No, it is not correct that anybody, ever should be forced to do something they don't want to do. However, it is also incorrect that unreasonable standards will be used to judge people. Human sexuality should NOT be used as a blunt instrument to bludgeon men into a position of docility. Human intimacy, whether it be the shaking of hands or a peck on the cheek is a necessary requirement for the sustenance of human life. What are the consequences if such acts are universally withheld? If a person is excluded from the ranks of the worthy? Banished? Ostracized?
Well, you're going to have some rebellion in the weaker models. And this rebellion will lead to...rape.

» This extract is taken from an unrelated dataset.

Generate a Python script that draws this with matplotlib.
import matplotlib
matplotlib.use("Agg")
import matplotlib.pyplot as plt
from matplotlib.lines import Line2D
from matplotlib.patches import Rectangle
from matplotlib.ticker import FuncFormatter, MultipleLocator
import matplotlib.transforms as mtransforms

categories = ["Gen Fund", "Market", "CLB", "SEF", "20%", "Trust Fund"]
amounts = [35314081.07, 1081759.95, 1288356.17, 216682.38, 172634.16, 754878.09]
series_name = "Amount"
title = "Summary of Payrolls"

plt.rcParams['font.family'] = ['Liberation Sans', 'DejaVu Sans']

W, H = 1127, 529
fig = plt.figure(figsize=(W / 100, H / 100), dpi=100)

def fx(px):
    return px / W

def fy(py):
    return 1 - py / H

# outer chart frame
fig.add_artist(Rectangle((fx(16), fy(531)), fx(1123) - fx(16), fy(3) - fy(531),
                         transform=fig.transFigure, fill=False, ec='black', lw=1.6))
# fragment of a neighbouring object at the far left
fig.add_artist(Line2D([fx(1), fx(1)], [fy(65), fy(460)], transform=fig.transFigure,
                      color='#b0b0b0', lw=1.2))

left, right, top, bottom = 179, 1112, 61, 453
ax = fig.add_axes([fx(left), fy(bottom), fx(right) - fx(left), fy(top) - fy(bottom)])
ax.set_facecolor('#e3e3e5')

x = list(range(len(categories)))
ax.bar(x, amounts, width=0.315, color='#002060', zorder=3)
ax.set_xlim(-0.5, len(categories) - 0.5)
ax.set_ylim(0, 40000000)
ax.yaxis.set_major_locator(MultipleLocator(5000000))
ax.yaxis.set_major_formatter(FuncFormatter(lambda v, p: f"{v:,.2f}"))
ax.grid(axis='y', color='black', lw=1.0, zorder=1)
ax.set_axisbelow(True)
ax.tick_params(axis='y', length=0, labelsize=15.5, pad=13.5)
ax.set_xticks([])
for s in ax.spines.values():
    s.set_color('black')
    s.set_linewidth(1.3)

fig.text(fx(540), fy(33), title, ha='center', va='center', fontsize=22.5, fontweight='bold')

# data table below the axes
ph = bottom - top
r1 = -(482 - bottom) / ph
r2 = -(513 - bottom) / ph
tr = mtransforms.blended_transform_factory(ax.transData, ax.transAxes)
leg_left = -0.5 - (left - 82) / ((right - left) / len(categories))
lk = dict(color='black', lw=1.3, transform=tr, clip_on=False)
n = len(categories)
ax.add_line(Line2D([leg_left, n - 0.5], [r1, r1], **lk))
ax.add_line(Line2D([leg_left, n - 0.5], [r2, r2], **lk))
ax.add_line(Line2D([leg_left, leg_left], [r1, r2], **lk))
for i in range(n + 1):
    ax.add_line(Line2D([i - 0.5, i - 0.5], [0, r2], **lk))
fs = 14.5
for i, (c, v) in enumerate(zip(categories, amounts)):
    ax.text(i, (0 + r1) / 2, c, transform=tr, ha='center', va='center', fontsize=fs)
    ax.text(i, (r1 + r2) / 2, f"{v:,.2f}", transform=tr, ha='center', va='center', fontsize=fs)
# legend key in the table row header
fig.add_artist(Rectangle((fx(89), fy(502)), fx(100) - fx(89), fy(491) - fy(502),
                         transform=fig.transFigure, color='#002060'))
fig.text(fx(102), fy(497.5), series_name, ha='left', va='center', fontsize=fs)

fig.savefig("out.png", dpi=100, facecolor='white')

And I suppose it would be traumatic if you were one of those people who bought into the press and began to think that they were superior to the other gender, and thought that you never had to work, and that you could eternally play with men and make them pay your way, and control them with your sexuality. I suppose it would be traumatic to have that power you had grown giddy at the thought of using turned against you and crumbled like a dry, five-year-old, peanut-butter cookie.
Now, let me just be clear. Rape is not OK. And I'm not generalizing about all rapes. There are a lot of complete sadists out there who do deserve the death penalty for their rapes among their other acts. All I'm saying is that there's a big difference between a nun who gets raped while sitting in her convent reading the bible, and a woman who's drunk to the point of unconsciousness wearing a skirt down to her belly-button and passed out in a biker bar. You can't lump them all together. You can't make wild generalizations. And you certainly can't use an example of the later to make generalizations about the unworthiness and foulness of all men.
Unless your agenda isn't about truth, but about power. Maintaining power. Enforcing an unfair status quo.
Oh, and before I forget, rape doesn't just happen to women. Men are raped as well, therefore if you've been thinking to yourself, "you have no right to talk about this, you have no idea what this trauma is like," you really don't have an argument.